The normal give and take of democratic deliberation between citizens, while not always achieved in practice, has been the benchmark in American political culture over the course of our nation’s history. University of Florida law professor John Stinneford says, however, that these habits of free people are increasingly at risk.
“I think we have all noticed in recent years that society has become more polarized and civil discourse has declined,” he notes. “Instead of engaging with opposing viewpoints, we increasingly try to denigrate or destroy anyone who holds them. If this trend continues, many people worry that our over two-century experiment in democracy will fail.”
A Harvard law graduate who joined UF’s Levin College of Law in 2009, Stinneford is looking to help revive civil discourse as the inaugural director of The Hamilton Center for Classical and Civic Education.

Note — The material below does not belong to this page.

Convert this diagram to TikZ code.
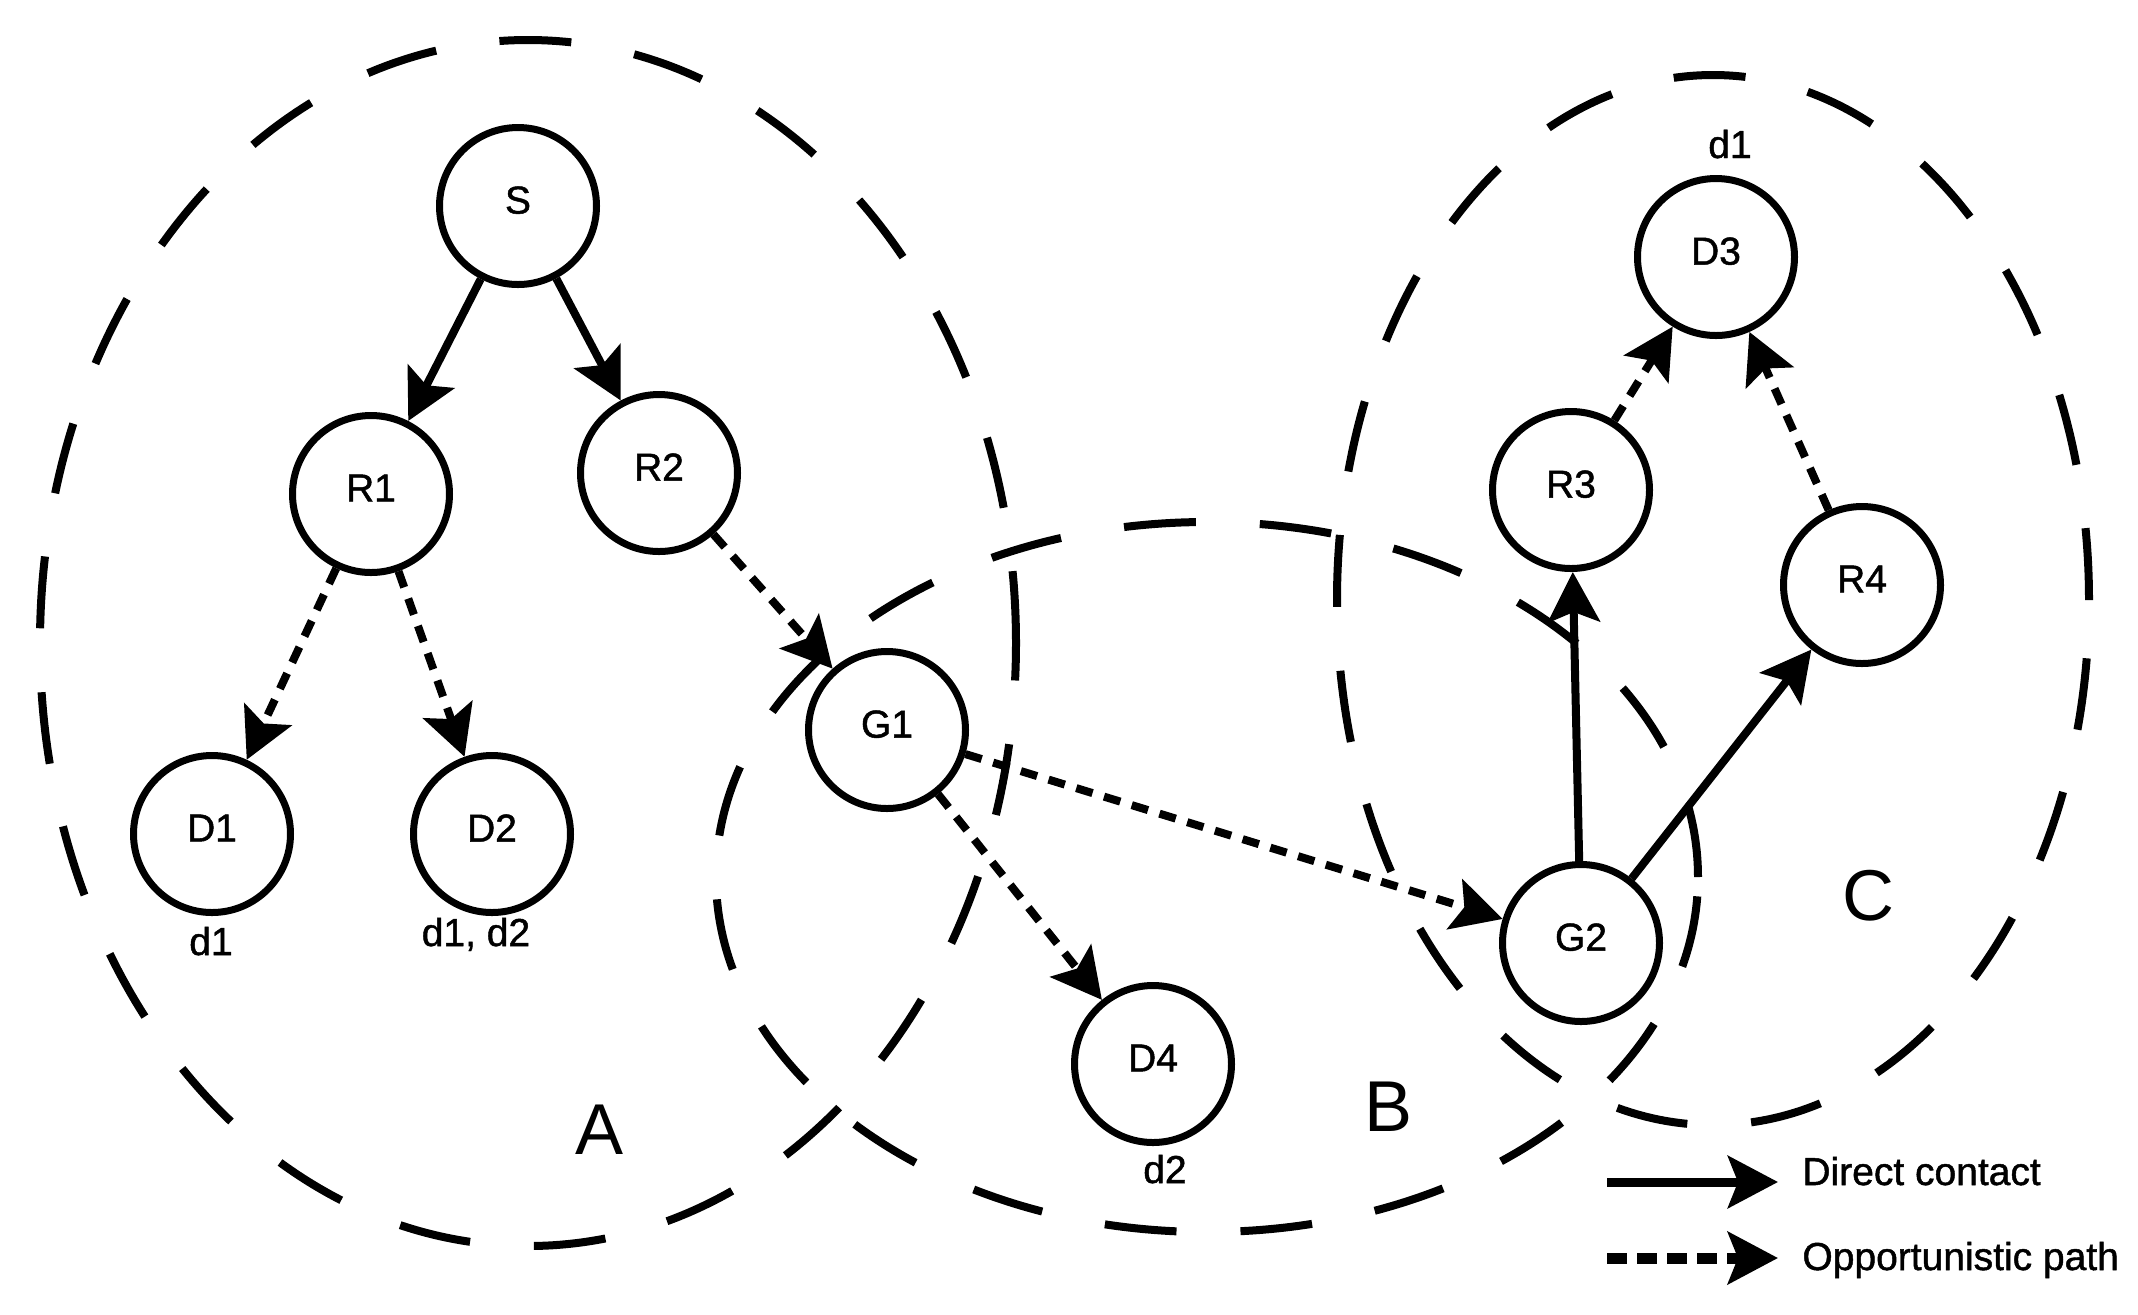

The Hamilton Center looks to broaden and deepen civics education at the university level, an effort that many on both sides of the political divide recognize is necessary. Stinneford says that when he moderated a seminar last year for a bipartisan group of state and federal judges, the judges identified a lack of civics education as one of the greatest challenges facing our country. They reported that citizens and lawyers who come before them often display “a serious lack of knowledge about how the government is structured and how democracy is supposed to work.”
“We need efforts at every education level to teach civics,” Stinneford contends, “and instill basic values that are required of citizens living in a democracy, such as engaging in civil discourse and trying to reach resolutions without trying to destroy each other.” He says that through the Center’s curriculum and programming, students will have the opportunity to gain the “knowledge, habits of thought, analytic abilities, and character that are essential for free citizens in a free society.”
Stinneford describes the Center’s threefold mission as follows: educating students in the Western intellectual tradition and the debates surrounding the American Founding; offering public programming, including public lectures, debates, and symposia that model civil discourse; and assisting the Florida Department of Education in training K-12 teachers so that they can deliver high-quality civics education to their students.
The classes the Center offers at the University of Florida will, according to Stinneford, “introduce students to the core texts and great debates of Western Civilization, enabling students to think through the great questions of life: Who am I? Why am I here? What is the best way to structure society? What role can I play in promoting the common good?”
Although some UF faculty have expressed skepticism about the Hamilton Center, Stinneford emphasizes that his goal is to build on the university’s strengths and to develop strong relationships with existing departments: “The Center’s success is integrally related to the success of the University of Florida as a whole. We look forward to building ties throughout the university over time.”
Center faculty are already offering a limited number of courses at the University of Florida, and the Center has scheduled a series of public events featuring speakers such as Princeton’s Robert George, Union Theological Seminary’s (and formerly Harvard’s and Princeton’s) Cornel West, Georgetown’s Randy Barnett, the University of Pennsylvania’s Mitchell Berman, and Peter Berkowitz of Stanford and the Hoover Institution.
A friend and champion of the Hamilton Center, Berkowitz says that it will provide students with “a liberal education in the best sense,” furnishing “students’ minds with the ideas and events—and the controversies surrounding them—that formed Western civilization and shaped America’s constitutional order.” “By transmitting knowledge, protecting free speech, and fostering civil discussion, the Hamilton Center will equip students to think for themselves and contribute to the public interest.”
Promoting a culture of civil discourse is something close to Stinneford’s heart—in no small part because it is essential for maintaining self-government: “A willingness to engage with neighbors rather than canceling each other will prevent our system of government from breaking down, replacing democracy with chaos or dictatorship,” he argues. “We think it couldn’t happen here, but it could.”